I came to know about EDX when they launched, but I did not dare taking MIT’s ‘Circuits and Electronics’ class. I do not have b***s of steel, and, in fact, electronics is one of the reasons I’m dropping Computer Engineering (the other is because I want to do the good ol’ Computer Science ;). Some time later, I found that they had a new course on Software As A Service (new to me ;) that used Rails, and, coincidence or not, I had just begun learning Ruby. I started it on Sept, was approved, and here are my impressions.
The EDX platform was very good and easy to use. I had little trouble setting up the course environment - it was already set up because I was reading the Pickaxe book -, I had only to tweak some gems and voilà! If I had any trouble, I would probably have been able to solve it with the help of the nice folk in the forums. The forums offered a limited yet very useful social interaction for the students. Everyone could discuss everything (course related) and it was really great.
The videos were very good, and I really liked the “classroom feeling”. Unlike Coursera and others, the videos were filmed during real classes, and that’s cooler in my humble opinion.

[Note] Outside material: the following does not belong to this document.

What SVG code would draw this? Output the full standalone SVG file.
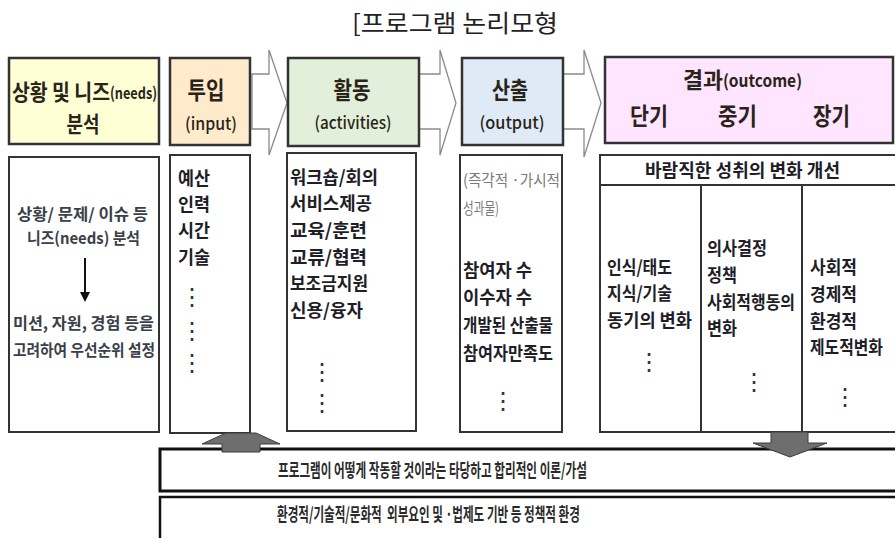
<svg xmlns="http://www.w3.org/2000/svg" width="895" height="538" viewBox="0 0 895 538">
<style>
.k{font-family:"Noto Sans CJK KR","Noto Sans",sans-serif;}
.h{font-weight:700;fill:#2a2418;}
.hl{font-weight:500;fill:#2a2418;}
.b{font-weight:700;fill:#1e1e28;font-size:18px;}
.g{font-weight:400;fill:#7a7a7a;font-size:16px;}
.s{font-weight:700;fill:#3a4048;font-size:16px;}
.m{font-weight:700;fill:#2a2a2a;font-size:18px;}
.d{font-family:"DejaVu Sans",sans-serif;fill:#333;font-size:24px;}
.hb{stroke:#333;stroke-width:2.5;}
.lb{fill:#fff;stroke:#333;stroke-width:2;}
.chev{fill:#fff;stroke:#8a8a8a;stroke-width:1.3;}
.blk{fill:#6e6e6e;stroke:#3c3c3c;stroke-width:1;}
</style>
<rect width="895" height="538" fill="#fff"/>
<text class="k" x="455" y="32" font-size="24" text-anchor="middle" fill="#222" textLength="206" lengthAdjust="spacingAndGlyphs">[프로그램 논리모형</text>

<g id="connectors">
<polygon class="chev" points="252,74 269,74 269,50 287,103 269,155 269,129 252,129"/>
<polygon class="chev" points="419,74 440,74 440,50 456,103 440,155 440,129 419,129"/>
<polygon class="chev" points="563,74 584,74 584,50 601,103 584,157 584,129 563,129"/>
</g>

<g id="situation">
<rect class="hb" x="9" y="58" width="150" height="86" fill="#FFFFD5"/>
<text class="k h" font-size="22" transform="translate(12,100) scale(0.82,1)" textLength="119.5" lengthAdjust="spacingAndGlyphs">상황 및 니즈</text>
<text class="k h" font-size="16" transform="translate(110,99) scale(0.88,1)" textLength="53.4" lengthAdjust="spacingAndGlyphs">(needs)</text>
<text class="k h" font-size="22" text-anchor="middle" transform="translate(83,132) scale(0.75,1)" textLength="44" lengthAdjust="spacingAndGlyphs">분석</text>
<rect class="lb" x="9" y="157" width="150" height="275"/>
<text class="k s" transform="translate(17,220) scale(0.97,1)" textLength="135" lengthAdjust="spacingAndGlyphs">상황/ 문제/ 이슈 등</text>
<text class="k s" transform="translate(27,244) scale(0.93,1)" textLength="121.5" lengthAdjust="spacingAndGlyphs">니즈(needs) 분석</text>
<line x1="85" y1="258" x2="85" y2="294" stroke="#111" stroke-width="2"/>
<polygon points="80,292 90,292 85,302" fill="#111"/>
<text class="k s" transform="translate(13,329) scale(0.96,1)" textLength="146.9" lengthAdjust="spacingAndGlyphs">미션, 자원, 경험 등을</text>
<text class="k s" transform="translate(13,356) scale(0.85,1)" textLength="167" lengthAdjust="spacingAndGlyphs">고려하여 우선순위 설정</text>
</g>

<g id="input">
<rect class="hb" x="170" y="58" width="80" height="87" fill="#FFEBCB"/>
<text class="k h" font-size="24" text-anchor="middle" transform="translate(206,99) scale(0.77,1)" textLength="48" lengthAdjust="spacingAndGlyphs">투입</text>
<text class="k hl" x="211" y="130" font-size="17" text-anchor="middle" textLength="52" lengthAdjust="spacingAndGlyphs">(input)</text>
<rect class="lb" x="170" y="155" width="80" height="278"/>
<text class="k b" transform="translate(178,185) scale(0.89,1)" textLength="36" lengthAdjust="spacingAndGlyphs">예산</text>
<text class="k b" transform="translate(178,211) scale(0.89,1)" textLength="36" lengthAdjust="spacingAndGlyphs">인력</text>
<text class="k b" transform="translate(178,237) scale(0.89,1)" textLength="36" lengthAdjust="spacingAndGlyphs">시간</text>
<text class="k b" transform="translate(178,264) scale(0.89,1)" textLength="36" lengthAdjust="spacingAndGlyphs">기술</text>
<text class="d" x="192" y="305" text-anchor="middle">⋮</text>
<text class="d" x="192" y="339" text-anchor="middle">⋮</text>
<text class="d" x="192" y="371" text-anchor="middle">⋮</text>
</g>

<g id="activities">
<rect class="hb" x="288" y="58" width="131" height="88" fill="#E2EFDA"/>
<text class="k h" font-size="24" text-anchor="middle" transform="translate(352,99) scale(0.77,1)" textLength="48" lengthAdjust="spacingAndGlyphs">활동</text>
<text class="k hl" x="353" y="129" font-size="17" text-anchor="middle" textLength="77" lengthAdjust="spacingAndGlyphs">(activities)</text>
<rect class="lb" x="287" y="153" width="129" height="278"/>
<text class="k b" transform="translate(290,184) scale(0.91,1)" textLength="96.7" lengthAdjust="spacingAndGlyphs">워크숍/회의</text>
<text class="k b" transform="translate(290,210) scale(0.91,1)" textLength="90" lengthAdjust="spacingAndGlyphs">서비스제공</text>
<text class="k b" transform="translate(290,237) scale(0.98,1)" textLength="78.6" lengthAdjust="spacingAndGlyphs">교육/훈련</text>
<text class="k b" transform="translate(290,264) scale(0.98,1)" textLength="78.6" lengthAdjust="spacingAndGlyphs">교류/협력</text>
<text class="k b" transform="translate(290,290) scale(0.87,1)" textLength="89.7" lengthAdjust="spacingAndGlyphs">보조금지원</text>
<text class="k b" transform="translate(290,317) scale(0.93,1)" textLength="78.5" lengthAdjust="spacingAndGlyphs">신용/융자</text>
<text class="d" x="322" y="380" text-anchor="middle">⋮</text>
<text class="d" x="322" y="411" text-anchor="middle">⋮</text>
</g>

<g id="output">
<rect class="hb" x="462" y="58" width="101" height="87" fill="#DEEBF7"/>
<text class="k h" font-size="24" text-anchor="middle" transform="translate(510,99) scale(0.75,1)" textLength="48" lengthAdjust="spacingAndGlyphs">산출</text>
<text class="k hl" x="512" y="129" font-size="17" text-anchor="middle" textLength="65" lengthAdjust="spacingAndGlyphs">(output)</text>
<rect class="lb" x="460" y="155" width="102" height="277"/>
<text class="k g" transform="translate(463,186) scale(0.89,1)" textLength="109" lengthAdjust="spacingAndGlyphs">(즉각적 ·가시적</text>
<text class="k g" transform="translate(463,214) scale(0.68,1)" textLength="53" lengthAdjust="spacingAndGlyphs">성과물)</text>
<text class="k b" transform="translate(463,277) scale(0.91,1)" textLength="75.8" lengthAdjust="spacingAndGlyphs">참여자 수</text>
<text class="k b" transform="translate(463,304) scale(0.91,1)" textLength="75.8" lengthAdjust="spacingAndGlyphs">이수자 수</text>
<text class="k b" transform="translate(463,332) scale(0.8,1)" textLength="112.5" lengthAdjust="spacingAndGlyphs">개발된 산출물</text>
<text class="k b" transform="translate(463,360) scale(0.83,1)" textLength="108.4" lengthAdjust="spacingAndGlyphs">참여자만족도</text>
<text class="d" x="503" y="409" text-anchor="middle">⋮</text>
</g>

<g id="outcome">
<rect class="hb" x="605" y="57" width="288" height="86" fill="#FFE5FF"/>
<text class="k h" font-size="22" transform="translate(683,88) scale(0.91,1)" textLength="44" lengthAdjust="spacingAndGlyphs">결과</text>
<text class="k h" x="723" y="87" font-size="17" textLength="79" lengthAdjust="spacingAndGlyphs">(outcome)</text>
<text class="k h" font-size="24" transform="translate(630,125) scale(0.79,1)" textLength="48" lengthAdjust="spacingAndGlyphs">단기</text>
<text class="k h" font-size="24" transform="translate(718,125) scale(0.81,1)" textLength="48" lengthAdjust="spacingAndGlyphs">중기</text>
<text class="k h" font-size="24" transform="translate(813,125) scale(0.77,1)" textLength="48" lengthAdjust="spacingAndGlyphs">장기</text>
<rect class="lb" x="600" y="155" width="300" height="277"/>
<line x1="600" y1="185" x2="900" y2="185" stroke="#333" stroke-width="2"/>
<line x1="701" y1="185" x2="701" y2="432" stroke="#333" stroke-width="2"/>
<line x1="802" y1="185" x2="802" y2="432" stroke="#333" stroke-width="2"/>
<text class="k b" transform="translate(645,177) scale(0.93,1)" textLength="209.7" lengthAdjust="spacingAndGlyphs">바람직한 성취의 변화 개선</text>
<text class="k b" transform="translate(607,274) scale(0.82,1)" textLength="79.3" lengthAdjust="spacingAndGlyphs">인식/태도</text>
<text class="k b" transform="translate(607,300) scale(0.82,1)" textLength="79.3" lengthAdjust="spacingAndGlyphs">지식/기술</text>
<text class="k b" transform="translate(607,327) scale(0.9,1)" textLength="94.4" lengthAdjust="spacingAndGlyphs">동기의 변화</text>
<text class="d" x="649" y="370" text-anchor="middle">⋮</text>
<text class="k b" transform="translate(707,255) scale(0.83,1)" textLength="72.3" lengthAdjust="spacingAndGlyphs">의사결정</text>
<text class="k b" transform="translate(707,282) scale(0.83,1)" textLength="36.1" lengthAdjust="spacingAndGlyphs">정책</text>
<text class="k b" transform="translate(707,309) scale(0.81,1)" textLength="108.6" lengthAdjust="spacingAndGlyphs">사회적행동의</text>
<text class="k b" transform="translate(707,335) scale(0.83,1)" textLength="36.1" lengthAdjust="spacingAndGlyphs">변화</text>
<text class="d" x="754" y="390" text-anchor="middle">⋮</text>
<text class="k b" transform="translate(810,274) scale(0.87,1)" textLength="54" lengthAdjust="spacingAndGlyphs">사회적</text>
<text class="k b" transform="translate(810,301) scale(0.87,1)" textLength="54" lengthAdjust="spacingAndGlyphs">경제적</text>
<text class="k b" transform="translate(810,328) scale(0.87,1)" textLength="54" lengthAdjust="spacingAndGlyphs">환경적</text>
<text class="k b" transform="translate(810,354) scale(0.81,1)" textLength="90" lengthAdjust="spacingAndGlyphs">제도적변화</text>
<text class="d" x="845" y="405" text-anchor="middle">⋮</text>
</g>

<g id="theory">
<rect x="160" y="449" width="740" height="42" fill="#fff" stroke="#111" stroke-width="3"/>
<text class="k m" transform="translate(278,477) scale(0.598,1)" textLength="516.6" lengthAdjust="spacingAndGlyphs">프로그램이 어떻게 작동할 것이라는 타당하고 합리적인 이론/가설</text>
</g>
<g id="environment">
<rect x="160" y="497" width="740" height="50" fill="#fff" stroke="#111" stroke-width="2.5"/>
<text class="k m" xml:space="preserve" transform="translate(277,521) scale(0.601,1)" textLength="504" lengthAdjust="spacingAndGlyphs">환경적/기술적/문화적  외부요인 및 ·법제도 기반 등 정책적 환경</text>
</g>

<g id="block-arrows">
<polygon class="blk" points="222,452 222,444 202,444 226,433 256,433 280,444 260,444 260,452"/>
<polygon class="blk" points="771,432 808,432 808,443 827,443 790,457 753,443 771,443"/>
</g>
</svg>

The evaluation system was almost perfect. It did output test errors (when they did exist) and you could easily track down bugs and resubmit your code. The deadlines were very generous and I managed to achieve 86% of “correct answers” (I was too lazy to redo the wrong ones ;).
The course contents were very diverse, and they basically covered Ruby, Rails, TDD and BDD. The only thing I did hate was Cucumber (that’s some pretty useless thing, huh?).
The overall course quality really surprised me, and it was worth every single second I spent with it.